Vergüenza y desilusión



Ayer conocimos que la Santa Sede, a través de su Nuncio en Irlanda, ordenó en 1997 a los obispos del país que no informasen a la Policía sobre los casos de abusos sexuales a menores cometidos por sacerdotes del país. El nuncio señalaba que la ley canónica, que exige que las acusaciones de abusos y el castigo se maneje dentro de la jerarquía eclesiástica, "debe ser meticulosamente seguida", según la carta (en la imagen), entregada por un obispo a una cadena de televisión irlandesa.
Storero advertía en la misiva que si los obispos seguían estas directrices y se imponían fuera de la ley canónica, las autoridades diocesanas podrían verse en una posición "altamente embarazosa y perjudicial" en el caso de que se planteasen recursos ante la Santa Sede.
"Dado que las políticas de abusos sexuales en el mundo anglosajón muestran muchas o las mismas características y procedimeintos, la Congregación está embarcada en un estudio global de ellos. En el momento apropiado, con la colaboración de las Conferencias Episcopales afectadas y en diálogo con ellas, la Congregación no será negligente en el establecimiento de directivas concretas con respecto a seas políticas", prosigue.

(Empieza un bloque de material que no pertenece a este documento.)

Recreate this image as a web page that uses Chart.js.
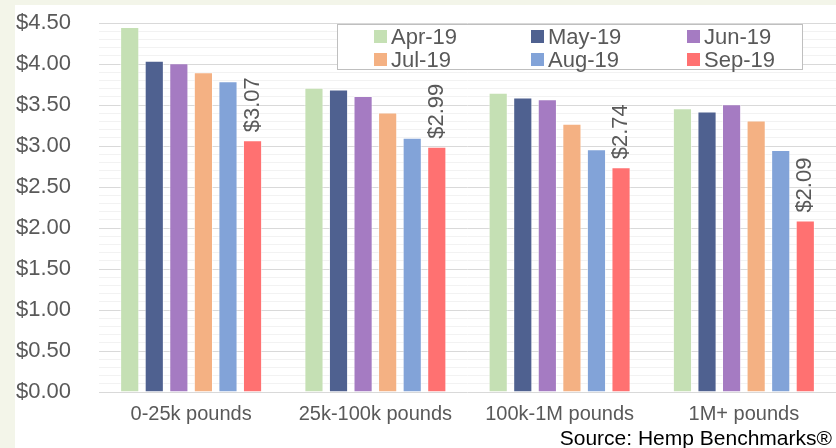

El caso admite pocas palabras. Vergüenza, horror y desilusión son algunas de ellas. No estamos hablando de reacciones cometidas hace décadas, sino de complicidad con el crimen, de decisiones tomadas hace 13 años, de una actuación escandalosa por parte de la Santa Sede. Hechos como estos hacen que nos replanteemos la identidad de una institución que, durante demasiado tiempo, ha estado podrida por dentro. Benedicto XVI está decidido a acabar con esta lacra. Algo que, por lo visto, no terminó de hacer el futuro beato Juan Pablo II.